Характерное для интеллигенции отталкивание от мещанства, от «буржуазности» и пафос героического служения «общему делу» (к освобождению народа) странным (с логической точки зрения) образом соединялись у интеллигенции с проповедью материализма и позитивизма, с попытками утилитарного обоснования этики и с верой в то, что решение политических, социальных и экономических проблем должно будет привести к материальному и душевному благоденствию «всех людей» (к обществу, где не было бы обиженных и несчастных). Таким образом, интеллигент прибегал к теориям, которые не могли служить теоретической основой интеллигентского морализма с ее пафосом аскетизма и подвижничества. Он добивался справедливого распределения материальных благ и мечтал о достижении каждым членом общества материального достатка, не отдавая себе отчета в том, что приближение этой цели может привести к размножению людей «мещанского склада». Как отмечал в свое время С. Л. Франк, русский интеллигент придерживался двойного морального стандарта: по отношению к «народу» он проповедовала идеал «материального довольства и благоденствия», а по отношению к себе самой (до тех пор, пока народ не освобожден) нравственный идеализм, аскетизм и жертвенность. Конечно, интеллигент утверждал, что накормить голодного и одеть раздетого нужно не только ради осуществления социальной справедливости и уважения к человеческому достоинству, но и для того, чтобы каждый человек, удовлетворив свои насущные потребности, приобщился к науке, искусству, культуре, развил свои способности, раскрыл свою творческую личность. Вопрос о том, захочет ли человек, обретший стол и кров, делать усилие, чтобы двигаться по пути умственного и морального «самосовершенствования», не ставился. Идеальное общество будущего должно устроиться само собой. Единственное условие для его возникновения в эксплуататорской цивилизации — слом внешних преград: государственной власти и общественных отношений, базирующихся на признании частной собственности.
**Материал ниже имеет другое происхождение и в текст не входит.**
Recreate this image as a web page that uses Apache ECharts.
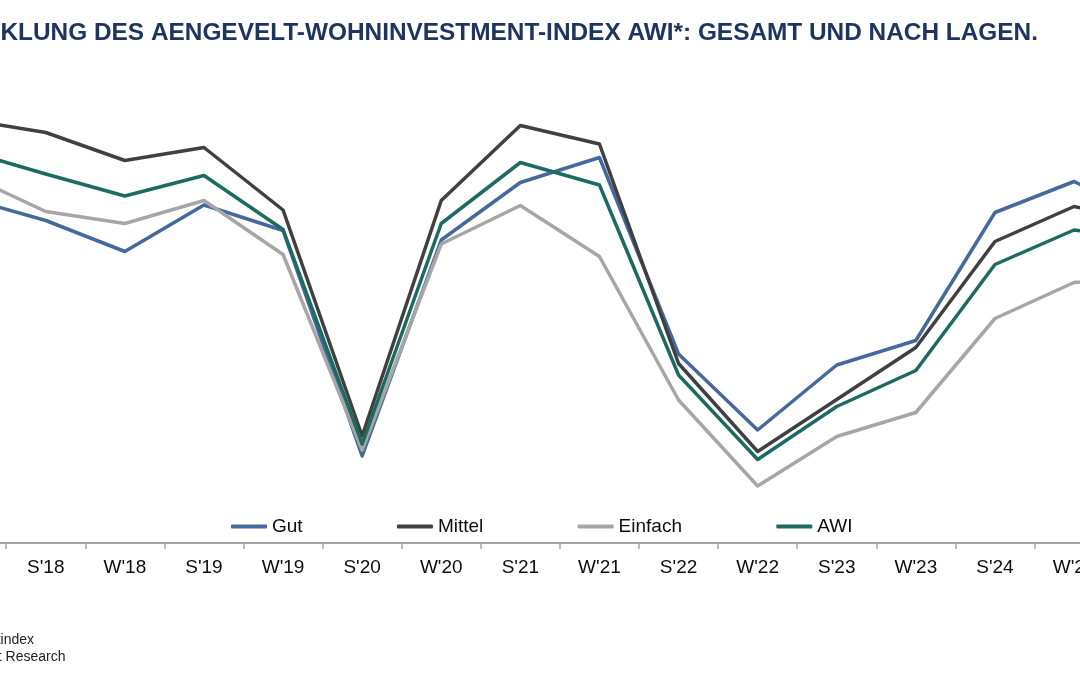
<!DOCTYPE html>
<html>
<head>
<meta charset="utf-8">
<script src="https://cdn.jsdelivr.net/npm/echarts@6/dist/echarts.min.js"></script>
<style>
html,body{margin:0;padding:0;background:#fff;}
#chart{width:1080px;height:675px;}
</style>
</head>
<body>
<div id="chart"></div>
<script>
// Categories (half-years); first and last lie partly outside the visible crop
var categories = ["W'17","S'18","W'18","S'19","W'19","S'20","W'20","S'21","W'21","S'22","W'22","S'23","W'23","S'24","W'24","S'25"];
var seriesNames = ["Gut","Mittel","Einfach","AWI"];
var gut     = [69.0, 64.5, 58.3, 67.6, 62.5, 17.4, 60.6, 72.1, 77.1, 37.8, 22.6, 35.6, 40.5, 66.1, 72.3, 64.8];
var mittel  = [84.7, 82.1, 76.5, 79.1, 66.6, 21.4, 68.5, 83.5, 79.8, 35.9, 18.3, 28.7, 39.1, 60.3, 67.3, 64.2];
var einfach = [73.7, 66.3, 63.9, 68.5, 57.7, 18.6, 59.8, 67.5, 57.3, 28.6, 11.4, 21.3, 26.1, 44.9, 52.1, 53.4];
var awi     = [78.4, 73.8, 69.4, 73.5, 62.7, 19.8, 63.9, 76.1, 71.6, 33.6, 16.7, 27.3, 34.5, 55.7, 62.6, 60.4];
var titleText = "ENTWICKLUNG DES AENGEVELT-WOHNINVESTMENT-INDEX AWI*: GESAMT UND NACH LAGEN.";
var note1 = "*AWI: Aengevelt-Wohninvestmentindex";
var note2 = "Quelle: Aengevelt Research";

var FONT = "'Liberation Sans', Arial, Helvetica, sans-serif";
var colors = ['#44699b', '#404040', '#a6a6a6', '#1d6a62'];
var dataList = [gut, mittel, einfach, awi];

var chart = echarts.init(document.getElementById('chart'), null, {renderer: 'canvas'});

var series = seriesNames.map(function (n, i) {
  return {
    name: n,
    type: 'line',
    data: dataList[i],
    showSymbol: false,
    symbol: 'none',
    smooth: false,
    lineStyle: {width: 3.5, color: colors[i], cap: 'round', join: 'round'},
    itemStyle: {color: colors[i]},
    emphasis: {disabled: true},
    z: 2 + i
  };
});

chart.setOption({
  animation: false,
  backgroundColor: '#ffffff',
  color: colors,
  grid: {left: -72.9, width: 1265.6, top: 43, height: 500, containLabel: false, outerBoundsMode: 'none'},
  xAxis: {
    type: 'category',
    data: categories,
    boundaryGap: true,
    axisLine: {show: true, lineStyle: {color: '#a6a6a6', width: 2}},
    axisTick: {show: true, length: 6, lineStyle: {color: '#a6a6a6', width: 1.5}},
    axisLabel: {interval: 0, fontSize: 19, color: '#0d0d0d', fontFamily: FONT, margin: 15, hideOverlap: false},
    splitLine: {show: false}
  },
  yAxis: {
    type: 'value',
    min: 0,
    max: 100,
    show: false
  },
  legend: {
    data: seriesNames,
    left: 231,
    top: 517,
    orient: 'horizontal',
    itemWidth: 36,
    itemHeight: 4,
    itemGap: 94.3,
    icon: 'roundRect',
    padding: 0,
    textStyle: {fontSize: 19, color: '#0d0d0d', fontFamily: FONT}
  },
  graphic: [
    {type: 'text', x: 1038, y: 33, silent: true,
     style: {text: titleText, align: 'right', verticalAlign: 'middle',
             font: 'bold 24.4px ' + FONT, fill: '#1f3560'}},
    {type: 'text', x: 34, y: 640, silent: true,
     style: {text: note1, align: 'right', verticalAlign: 'middle',
             font: '14px ' + FONT, fill: '#222222'}},
    {type: 'text', x: 65.5, y: 657, silent: true,
     style: {text: note2, align: 'right', verticalAlign: 'middle',
             font: '14px ' + FONT, fill: '#222222'}}
  ],
  series: series
});
</script>
</body>
</html>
По своему основному настроению русская интеллигенция была весьма далека и от научного, и от философского подхода к действительности. Ее идеализм был догматическим и утопическим. Вера в идеал, а вовсе не знание, давала ей энергию для борьбы за демократию и социализм. Однако демократизация России была гибельна для интеллигенции как специфического духовно-нравственного и общественного образования. Победа над внешним врагом (над самодержавной властью, темнотой масс, социальными привилегиями и т. д.) и демократизация политической жизни, повышение «народного благосостояния» повлекли бы за собой формирование общества, ценности и идеалы которого определялись бы уже не интеллигенцией, а человеком массы, то есть мещанином, его, мещанина, настроениями и ожиданиями.